OREANDA-NEWS. The Inter-American Development Bank (IDB), the main source of multilateral financing for the Latin America and the Caribbean, committed $3.8 billion for projects that target climate change adaptation and mitigation, renewable energy and environmental sustainability in 2015.

This investment represents over one-third of the Banks’ lending for the year, surpassing its institutional target of 25 percent, according to the IDB’s annual Sustainability Report published today.

The Report highlights the Bank’s sustainability performance in 2015, both in achieving institutional sustainability investment targets, as well as through a series of stories about the projects it is undertaking in its member countries. The Report is accompanied by an interactive timeline that looks back over a decade of achievements of the Bank in building a series of robust sustainability programs, and a suite of robust safeguard policies, as well as innovative projects and initiatives.
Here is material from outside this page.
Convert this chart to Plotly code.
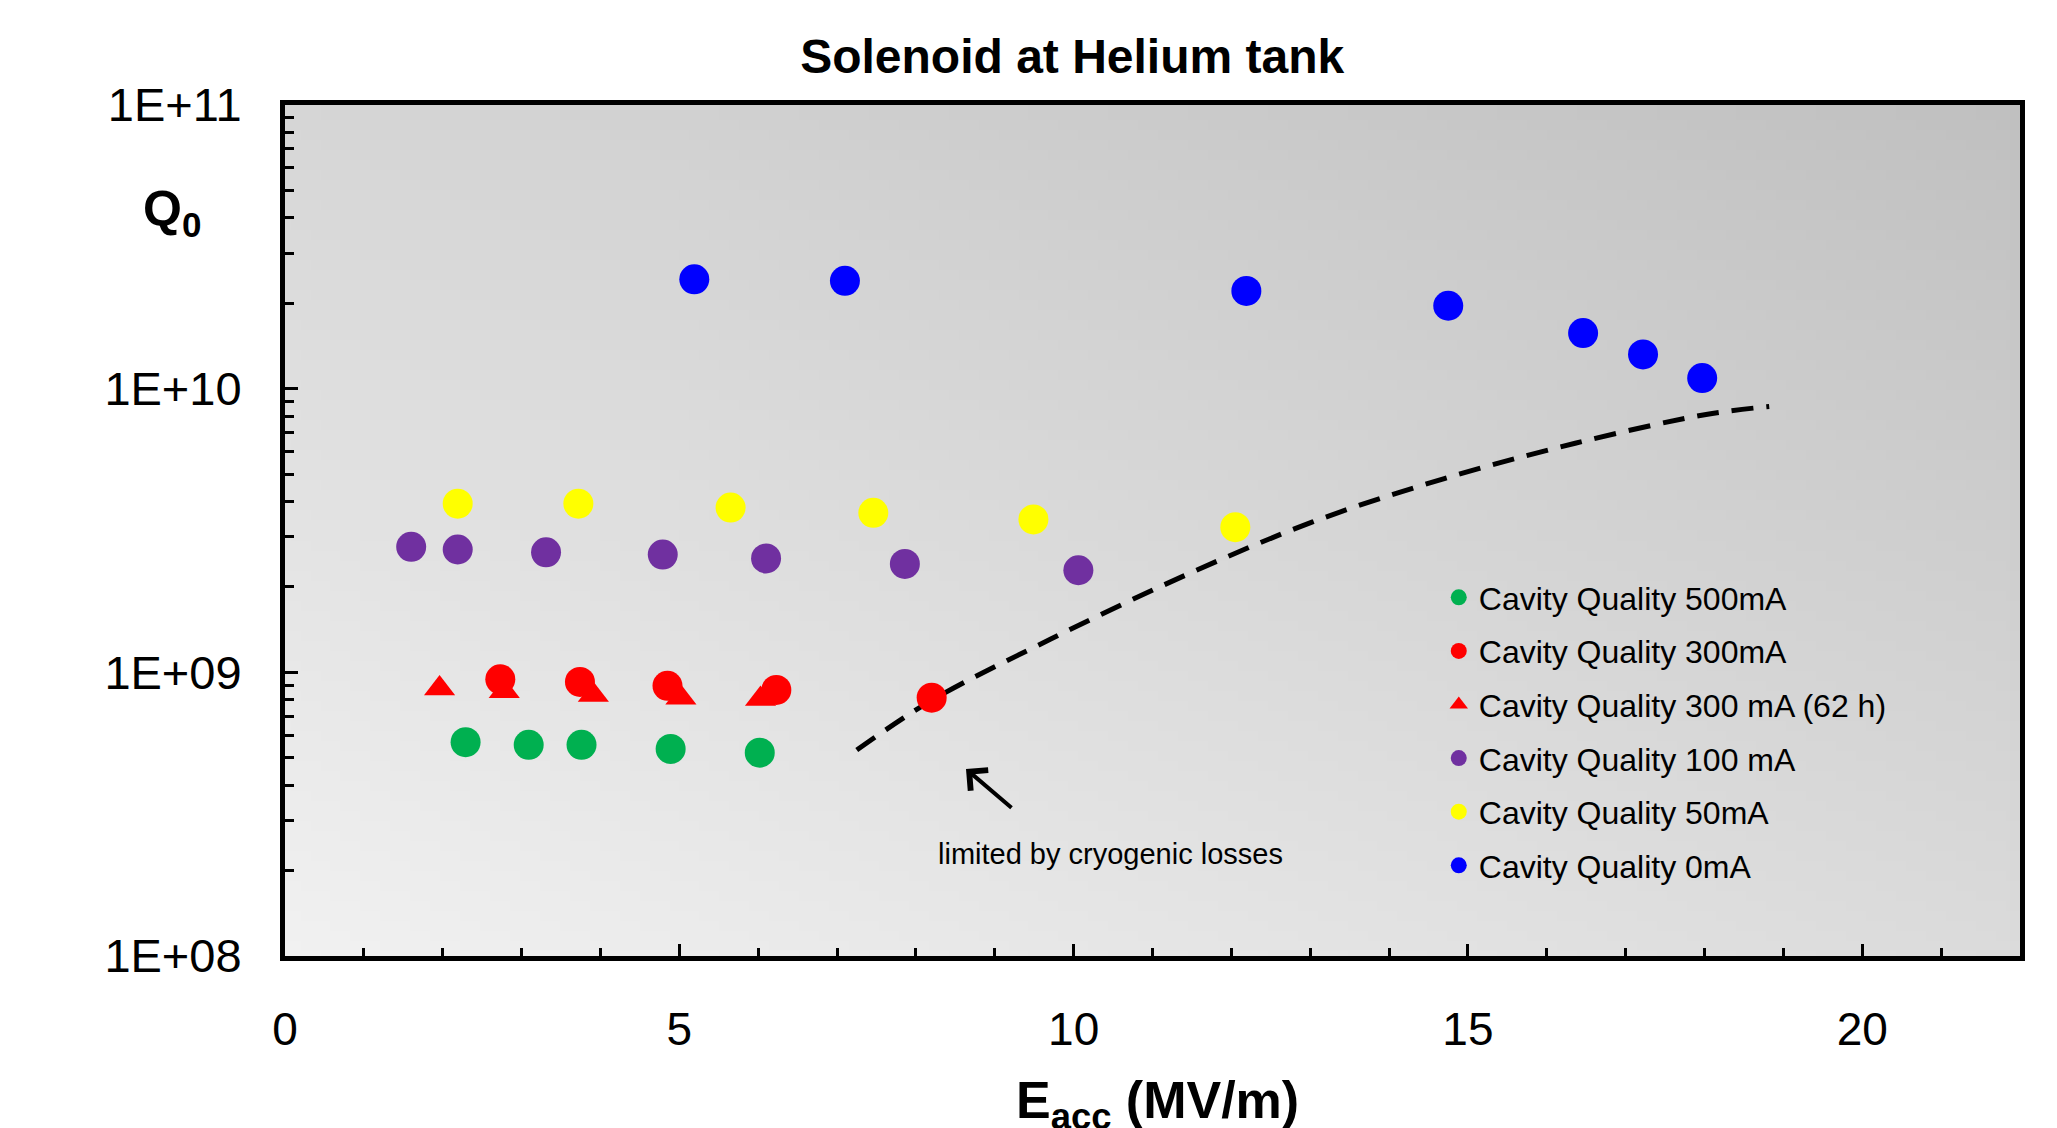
import base64
import struct
import zlib
import plotly.graph_objects as go

# ---------------- data ----------------
x_500 = [2.29, 3.09, 3.76, 4.89, 6.02]
q_500 = [5.67e8, 5.55e8, 5.55e8, 5.37e8, 5.21e8]

x_300 = [2.73, 3.74, 4.85, 6.23, 8.20]
q_300 = [9.45e8, 9.25e8, 8.96e8, 8.67e8, 8.14e8]

x_300_62h = [1.96, 2.78, 3.91, 5.02, 6.03]
q_300_62h = [8.77e8, 8.58e8, 8.32e8, 8.14e8, 8.05e8]

x_100 = [1.60, 2.19, 3.31, 4.79, 6.10, 7.86, 10.06]
q_100 = [2.77e9, 2.71e9, 2.65e9, 2.60e9, 2.52e9, 2.41e9, 2.29e9]

x_50 = [2.19, 3.72, 5.65, 7.46, 9.49, 12.05]
q_50 = [3.93e9, 3.93e9, 3.81e9, 3.65e9, 3.46e9, 3.25e9]

x_0 = [5.19, 7.10, 12.19, 14.75, 16.46, 17.22, 17.97]
q_0 = [2.43e10, 2.40e10, 2.21e10, 1.96e10, 1.57e10, 1.32e10, 1.09e10]

x_cryo = [7.25, 8.20, 9.71, 11.37, 13.03, 14.70, 16.36, 18.02, 18.82]
q_cryo = [5.32e8, 7.97e8, 1.31e9, 2.17e9, 3.39e9, 4.82e9, 6.42e9, 8.11e9, 8.65e9]

y_tickvals = [1e8, 1e9, 1e10, 1e11]
y_ticktext = ["1E+08", "1E+09", "1E+10", "1E+11"]
y_minorvals = [m * 10 ** e for e in (8, 9, 10) for m in range(2, 10)]
x_tickvals = [0, 5, 10, 15, 20]

series = [
    ("Cavity Quality 500mA", x_500, q_500, "#00B050", "circle"),
    ("Cavity Quality 300mA", x_300, q_300, "#FF0000", "circle"),
    ("Cavity Quality 300 mA (62 h)", x_300_62h, q_300_62h, "#FF0000", "triangle-up"),
    ("Cavity Quality 100 mA", x_100, q_100, "#7030A0", "circle"),
    ("Cavity Quality 50mA", x_50, q_50, "#FFFF00", "circle"),
    ("Cavity Quality 0mA", x_0, q_0, "#0000FF", "circle"),
]

FONT = "Liberation Sans, Arial, sans-serif"


# ---------------- background gradient image ----------------
def gradient_png(w, h):
    rows = []
    for j in range(h):
        v = 1 - j / (h - 1)
        row = bytearray([0])
        for i in range(w):
            u = i / (w - 1)
            c = int(round(241 - 22 * u - 27 * v))
            row.append(max(0, min(255, c)))
        rows.append(bytes(row))
    raw = b"".join(rows)

    def chunk(tag, data):
        return (struct.pack(">I", len(data)) + tag + data
                + struct.pack(">I", zlib.crc32(tag + data) & 0xFFFFFFFF))

    png = b"\x89PNG\r\n\x1a\n"
    png += chunk(b"IHDR", struct.pack(">IIBBBBB", w, h, 8, 0, 0, 0, 0))
    png += chunk(b"IDAT", zlib.compress(raw, 9))
    png += chunk(b"IEND", b"")
    return "data:image/png;base64," + base64.b64encode(png).decode()


fig = go.Figure()

fig.add_trace(go.Scatter(
    x=x_cryo, y=q_cryo, mode="lines", showlegend=False, hoverinfo="skip",
    line=dict(color="black", width=5, dash="22px,13px", shape="spline"),
))

for i, (name, xs, qs, col, sym) in enumerate(series):
    fig.add_trace(go.Scatter(
        x=xs, y=qs, mode="markers", name=name, legendgroup=f"g{i}",
        marker=dict(color=col, symbol=sym, size=30 if sym == "circle" else 27,
                    line=dict(width=0)),
    ))

fig.update_layout(
    width=2057, height=1128,
    margin=dict(l=285, r=37, t=105, b=172),
    paper_bgcolor="white",
    plot_bgcolor="#d8d8d8",
    font=dict(family=FONT, color="black"),
    title=dict(text="<b>Solenoid at Helium tank</b>", font=dict(size=48, family=FONT),
               x=0.4537, xref="paper", xanchor="center",
               y=1 - 56 / 1128, yref="container", yanchor="middle"),
    showlegend=True,
    legend=dict(x=0.665, y=0.4536, xanchor="left", yanchor="top",
                bgcolor="rgba(0,0,0,0)", borderwidth=0,
                font=dict(size=32, family=FONT), tracegroupgap=9,
                itemsizing="trace"),
    images=[dict(source=gradient_png(174, 85), xref="paper", yref="paper",
                 x=0, y=1, sizex=1, sizey=1, sizing="stretch",
                 xanchor="left", yanchor="top", layer="below")],
)

fig.update_xaxes(
    range=[0, 22], tickmode="array", tickvals=x_tickvals,
    ticks="inside", ticklen=12, tickwidth=3, tickcolor="black",
    ticklabelstandoff=29,
    tickfont=dict(size=46, family=FONT),
    minor=dict(dtick=1, tick0=0, ticks="inside", ticklen=8, tickwidth=3, tickcolor="black"),
    showline=True, linewidth=5, linecolor="black", mirror=True,
    showgrid=False, zeroline=False,
)
fig.update_yaxes(
    type="log", range=[8, 11], tickmode="array", tickvals=y_tickvals, ticktext=y_ticktext,
    ticks="inside", ticklen=13, tickwidth=3, tickcolor="black",
    ticklabelstandoff=29,
    tickfont=dict(size=47, family=FONT),
    minor=dict(tickmode="array", tickvals=y_minorvals, ticks="inside", ticklen=9,
               tickwidth=3, tickcolor="black"),
    showline=True, linewidth=5, linecolor="black", mirror=True,
    showgrid=False, zeroline=False,
)

fig.add_annotation(text="<b>E<sub>acc</sub> (MV/m)</b>", xref="paper", yref="paper",
                   x=0.5026, y=(956 - 1104) / 851, xanchor="center", yanchor="middle",
                   showarrow=False, font=dict(size=52, family=FONT))
fig.add_annotation(text="<b>Q<sub>0</sub></b>", xref="paper", yref="paper",
                   x=(172 - 285) / 1735, y=(956 - 212) / 851, xanchor="center", yanchor="middle",
                   showarrow=False, font=dict(size=50, family=FONT))
fig.add_annotation(text="limited by cryogenic losses", xref="paper", yref="paper",
                   x=0.476, y=0.1199, xanchor="center", yanchor="middle",
                   showarrow=False, font=dict(size=29, family=FONT))
fig.add_annotation(text="", xref="paper", yref="paper",
                   x=(966 - 285) / 1735, y=(956 - 769) / 851,
                   ax=47, ay=40, showarrow=True, arrowhead=4, arrowsize=1.3,
                   arrowwidth=4, arrowcolor="black")

fig.write_html("out.html")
The Sustainability Report also details the IDB’s achievements in leveraging significant climate resources in addition to the Banks own resources, reporting US$2.2 billion in climate finance for mitigation and adaption under the Multilateral Development Banks common approach for climate finance tracking.

In the year, the IDB continued to expand its activities through special initiatives focused on different elements of sustainability in Latin America and the Caribbean. In 2015, fifteen cities joined the Emerging Sustainable Cities Initiative, helping to identify actions required and to leverage critical funds that help cities on a path to long-term urban sustainability. In addition, the Biodiversity and Ecosystem Services Program, now in its third year, provided funding in 2015 for 8 new projects which integrate biodiversity and ecosystem services into key economic sectors.

Examples of the Bank’s work with member countries highlighted in the publication include a well-planned road infrastructure project in the Bahamas that also helped reduce vulnerability of low-lying areas to flooding, a biodiversity monitoring and adaptive management program for a park near two geothermal projects in Costa Rica, and the advances being made by the Panama Canal to implement a series of water-saving basins.